Re: [PATCH v2 2/3] vmstat: skip periodic vmstat update for nohz full CPUs
From: Michal Hocko
Date: Mon Jun 05 2023 - 03:56:44 EST
On Fri 02-06-23 15:57:59, Marcelo Tosatti wrote:
> The interruption caused by vmstat_update is undesirable
> for certain aplications:
>
> oslat 1094.456862: sys_mlock(start: 7f7ed0000b60, len: 1000)
> oslat 1094.456971: workqueue_queue_work: ... function=vmstat_update ...
> oslat 1094.456974: sched_switch: prev_comm=oslat ... ==> next_comm=kworker/5:1 ...
> kworker 1094.456978: sched_switch: prev_comm=kworker/5:1 ==> next_comm=oslat ...
>
> The example above shows an additional 7us for the
>
> oslat -> kworker -> oslat
>
> switches. In the case of a virtualized CPU, and the vmstat_update
> interruption in the host (of a qemu-kvm vcpu), the latency penalty
> observed in the guest is higher than 50us, violating the acceptable
> latency threshold.
I personally find the above problem description insufficient. I have
asked several times and only got piece by piece information each time.
Maybe there is a reason to be secretive but it would be great to get at
least some basic expectations described and what they are based on.
E.g. workloads are running on isolated cpus with nohz full mode to
shield off any kernel interruption. Yet there are operations that update
counters (like mlock, but not mlock alone) that update per cpu counters
that will eventually get flushed and that will cause some interference.
Now the host/guest transition and intereference. How that happens when
the guest is running on an isolated and dedicated cpu?
> Skip periodic updates for nohz full CPUs. Any callers who
> need precise values should use a snapshot of the per-CPU
> counters, or use the global counters with measures to
> handle errors up to thresholds (see calculate_normal_threshold).
I would rephrase this paragraph.
In kernel users of vmstat counters either require the precise value and
they are using zone_page_state_snapshot interface or they can live with
an imprecision as the regular flushing can happen at arbitrary time and
cumulative error can grow (see calculate_normal_threshold).
>From that POV the regular flushing can be postponed for CPUs that have
been isolated from the kernel interference withtout critical
infrastructure ever noticing.
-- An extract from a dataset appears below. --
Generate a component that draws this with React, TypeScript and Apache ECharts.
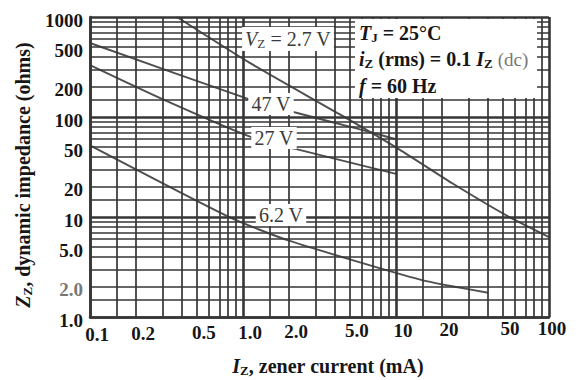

Skip regular flushing from vmstat_shepherd
for all isolated CPUs to avoid interference with the isolated workload.
> Suggested by Michal Hocko.
>
> Signed-off-by: Marcelo Tosatti <mtosatti@xxxxxxxxxx>
Acked-by: Michal Hocko <mhocko@xxxxxxxx>
>
> ---
>
> v2: use cpu_is_isolated (Michal Hocko)
>
> Index: linux-vmstat-remote/mm/vmstat.c
> ===================================================================
> --- linux-vmstat-remote.orig/mm/vmstat.c
> +++ linux-vmstat-remote/mm/vmstat.c
> @@ -28,6 +28,7 @@
> #include <linux/mm_inline.h>
> #include <linux/page_ext.h>
> #include <linux/page_owner.h>
> +#include <linux/sched/isolation.h>
>
> #include "internal.h"
>
> @@ -2022,6 +2023,16 @@ static void vmstat_shepherd(struct work_
> for_each_online_cpu(cpu) {
> struct delayed_work *dw = &per_cpu(vmstat_work, cpu);
>
> + /*
> + * Skip periodic updates for isolated CPUs.
> + * Any callers who need precise values should use
> + * a snapshot of the per-CPU counters, or use the global
> + * counters with measures to handle errors up to
> + * thresholds (see calculate_normal_threshold).
> + */
> + if (cpu_is_isolated(cpu))
> + continue;
> +
> if (!delayed_work_pending(dw) && need_update(cpu))
> queue_delayed_work_on(cpu, mm_percpu_wq, dw, 0);
>
>
--
Michal Hocko
SUSE Labs